Like Jeff Wilson, he appears to spot far quicker than his British counterparts where the best option lies and almost without exception executes it perfectly. Whether kicking for touch or goal, his right foot strikes with a rattlesnake’s intent. And all this after an injury to his deputy Carlos Spencer. Given Tony Brown’s display against Italy, it may just be that New Zealand possess the three best number 10s in the world. The challenge to everyone else is to prove that theory wrong. Australia are still waiting for the returning Stephen Larkham to show his full range of skills, as are South Africa with the injured Henry Honiball.

Pienaar always says one of the secrets of South Africa’s success in 1995 was not showing too much of their hand in the pool matches, but the way the Boks’ second string performed against Spain and Uruguay suggested Nick Mallett is stretching that dictum to ludicrous lengths.

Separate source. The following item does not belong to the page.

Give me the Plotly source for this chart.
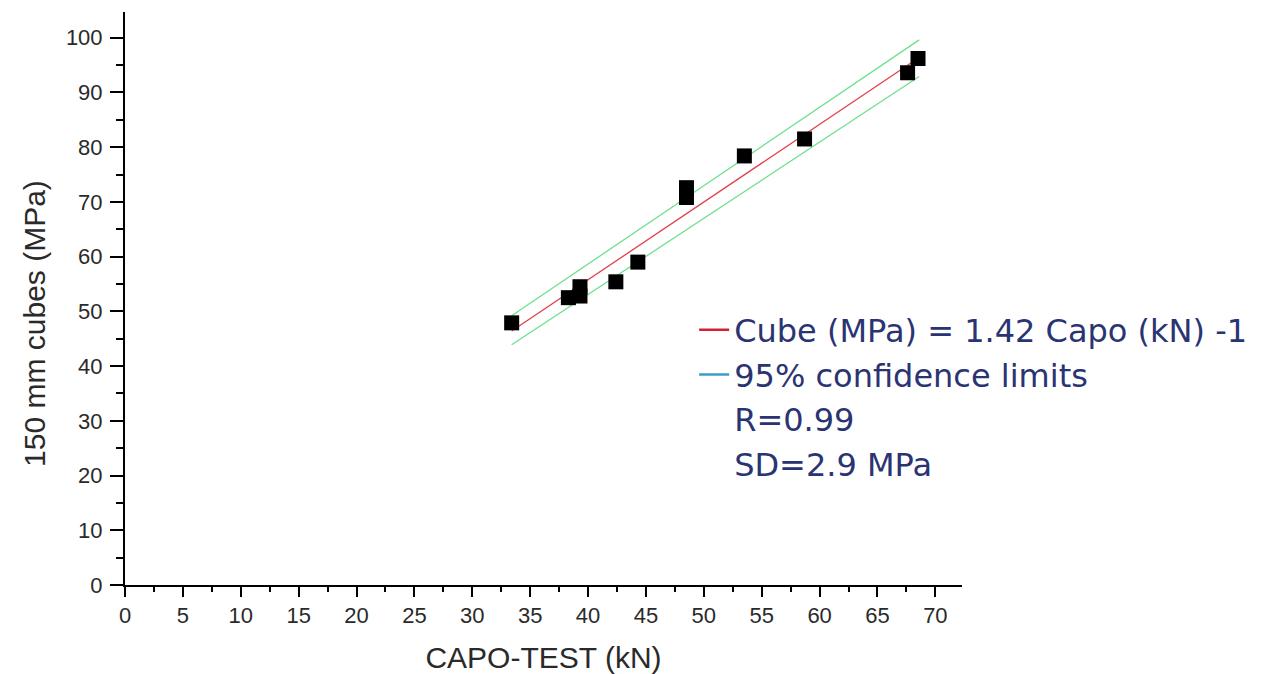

Much snappier decision-making from, among others, Jannie de Beer will be crucial in Paris on Sunday. As for England, assuming Clive Woodward sticks with Wilkinson ahead of Paul Grayson, even they know their forwards cannot do it all themselves.

Neil Jenkins, Wales hopes, will re-ignite his back line against Australia.

All concerned know that goalkicking becomes more pivotal the longer the tournament progresses: the tale of Gareth Rees, who kicked all his 19 attempts during the competition yet failed to lift Canada out of the pool stages, will probably end up being the exception to the rule.

Lomu, similarly, threatens to make a mess of all rational theories. The way he is going at the moment he could yet fill two positions in the end-of-tournament star XV. His try from the back row against the Italians, all murderously low body positioning and short-range efficiency, was just as much out of the textbook as his 45m rampage down England’s right flank. No wonder the New Zealanders are wondering aloud if they will be able to afford him next year.

Even so, history insists the World Cup winners must have a cultured operator at number 10, whatever they can boast elsewhere. Is it really a coincidence that Fox in 1987, Michael Lynagh in 1991 and Stransky in 1995 all did the goal- kicking for their respective champion teams, fly-halves responsible not merely for their side’s heartbeat but its lifeblood too?

Mehrtens fits the blueprint. An awful lot, of course, can happen in two weeks but we seem destined to witness a tournament shaped by mountainous Polynesians and fair- haired anti-podean number 10s. And, for all the changes in rugby’s emphasis, haven’t we heard that somewhere before?